29 Mai 2014
Passé l'aspect crade, vulgaire et glauque du film, Ferrara nous offre une réflexion plutôt habile sur l'argent et le pouvoir qui achètent tout (car si vous enlevez tout ça, vous vous retrouverez avec un simple prédateur sexuel lambda qui, en manque de putes, passera au viol).
Parce que, ça a l'air dégueulasse comme ça, à première vue, et à l'instar des chats qui achèteraient Kwiskas, ce sont des trucs qu'on peut pas comprendre nous, humains.
Parce que nous, humains, on regarde le porno. Les autres, les riches, les puissants, ceux qui "rule the world", ils peuvent carrément vivre dedans. Alors c'est sûr que ça doit être difficile de faire la part des choses entre ceux qui acceptent les règles du jeu, qui gravitent ou tentent de graviter dans le même monde et qui savent ce que ça peut leur rapporter (comment ?!? Il y a des personnes qui couchent utile ?!?) et ceux qui vivent dans un autre monde, le monde réel, celui d'en bas, qui ne possèdent pas les mêmes codes ou qui ne veulent pas jouer (comment ?!? Il y a des personnes qui refusent de coucher utile ?!?).
Alors bien sûr que ça peut choquer mais il ne faut pas se mentir : l'histoire, on la connaît et si on y va c'est pour voir Gégé camper la bête et en cela, Abel Ferrara se régale à nous renvoyer à la gueule nos plus bas instincts de voyeurs ("ah vous voulez du trash ? No problem...").
Depardieu joue d'ailleurs parfaitement le gros porc au râle suffocant, obsédé sexuel pathologique au dernier degré, qui passe son temps à se vider les couilles (30s chrono) dans des trous divers et variés, plus ou moins payants, plus ou moins consentants, qui n'en branle pas une mise à part la sienne (quand je serai grand je veux être patron du FMI... Ou voter) et cynique à souhait car conscient de son état et du monde dans lequel il vit.
Et Bisset incarne très bien cette femme obnubilée par l'argent et le pouvoir (on en revient toujours là), bien plus forte et ambitieuse que lui mais tout aussi cynique car consciente de la relation d'interdépendance qui les lie.

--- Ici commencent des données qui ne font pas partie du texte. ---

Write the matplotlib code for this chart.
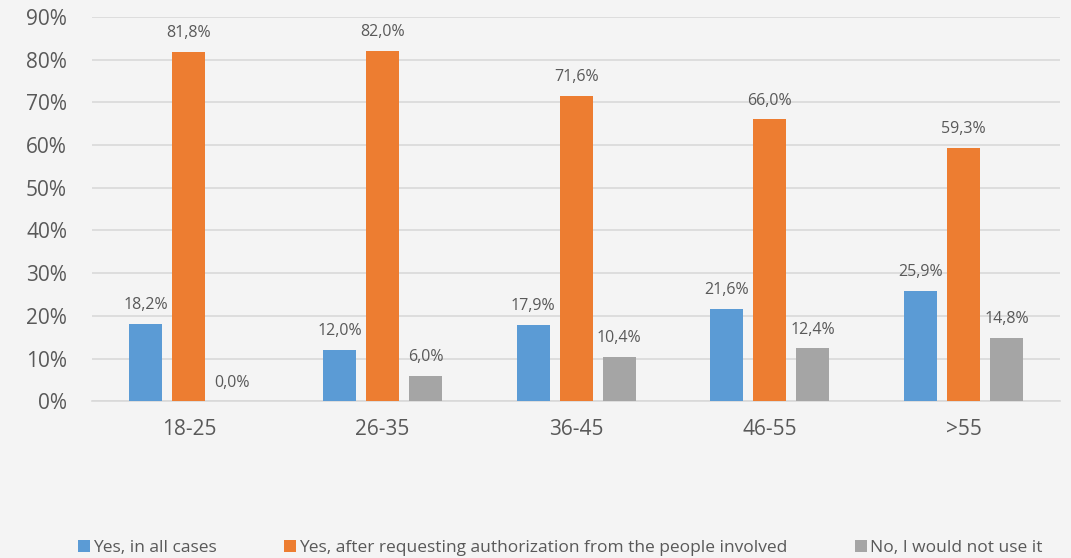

Leur vie est un théâtre où chacun est enfermé dans le rôle qu'il a à jouer et qu'il récite à la perfection pour satisfaire le public et, étrangement, ce sont les joutes verbales à huis clos entre le mari et la femme qui sonnent faux (la faute à ce côté "cul entre deux chaises" qui hésite entre le français et l'anglais de façon pas très heureuse ni naturelle mais très certainement volontaire, comme pour montrer qu'en dehors de la scène et des apparences, ils ne savent pas communiquer).
De même, la mise en scène est souvent ostensiblement grossière, faisant écho à l'image du personnage principal.
Mais c'est aussi vrai que Ferrara prend le prétexte du fait divers sordide avec des gens connus dedans (pour faire polémique, pour le gros coup de pub, pour se servir intelligemment des médias, pour appâter le chaland parce que c'est plus attractif de voir des célébrités sombrer, un peu comme dans une télé-réalité bien moisie, une sorte de reconstitution à la manière des "Scripted reality") pour nous raconter autre chose, le gouffre qui existe entre les humains en fonction de leur position sociale ("elle m'a pas sucé, je me suis juste branlé dans sa bouche"... Ah ben ça change tout c'est sûr ! Et oui, ça change tout car une erreur sur les termes d'une accusation peut vous faire gagner un procès), sur comment les gens sont manipulés, piégés, utilisés, sans aucun scrupule pour les conséquences sur leurs vies ou justement pour les détruire, uniquement pour servir des intérêts qui les dépassent.
"Le monde se divise en deux catégories : ceux qui tiennent le pistolet chargé et ceux qui creusent. Toi, tu creuses."